The poor would bare the brunt of a post-Brexit recessionby Tony Yates / May 12, 2016 / Leave a comment
Read more: Iain Duncan Smith—the quest of a quiet man
On Tuesday, Iain Duncan Smith gave a short speech on why the EU is a force for, in his words, “social injustice.” In it, he focused attention on the impact that Brexit might have on those at the poorest end of the income and wealth scale. He said: “The EU, particularly for the UK, has become a force for social injustice…[and] despite its grand, early intentions has become a friend of the haves rather than the have-nots.”
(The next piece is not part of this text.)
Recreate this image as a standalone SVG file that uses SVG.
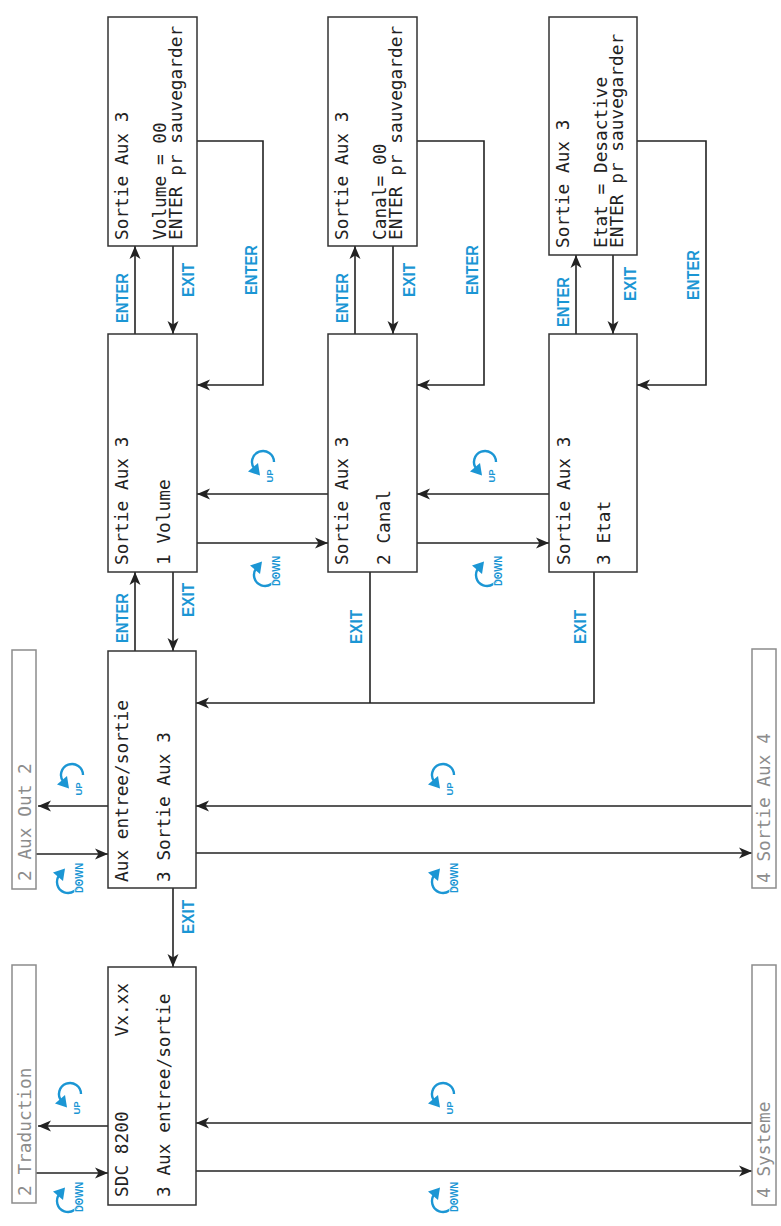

These words play on a resentment the Leave campaign knows is keenly felt, and which is arguably evidenced by the rise of UKIP in areas removed (in distance and in income) from prosperous, metropolitan areas of the UK. But the claim that Brexit would ease social injustice is in many respects problematic, and does the poor who he seeks to champion a disservice.
A central focus of the resentment stoked by IDS is migration. Writing for Prospect, John Springford of the Centre for European Reform has already dealt with two common tropes regarding migration: that immigration has driven down wages (largely false), and that migrants are a burden on public services (false). In fact, although migrants take jobs when they come, they also create others with their own spending power (and to think otherwise is to fall prey to what economists call the “lump of labour fallacy”). And since migrants are younger, healthier, and more economically active than the average domestic resident, they are net contributors to the welfare system.
But a key worry for the “have-nots,” that is not much dwelled on, however, is the consequences of a recession that might follow a vote to leave the EU. The UK might experience a shock immediately following the referendum.
This risk has been signaled not just by the Treasury, whose motives many might doubt, but also by the Bank of England, and most recently by the National Institute for Economic and Social Research.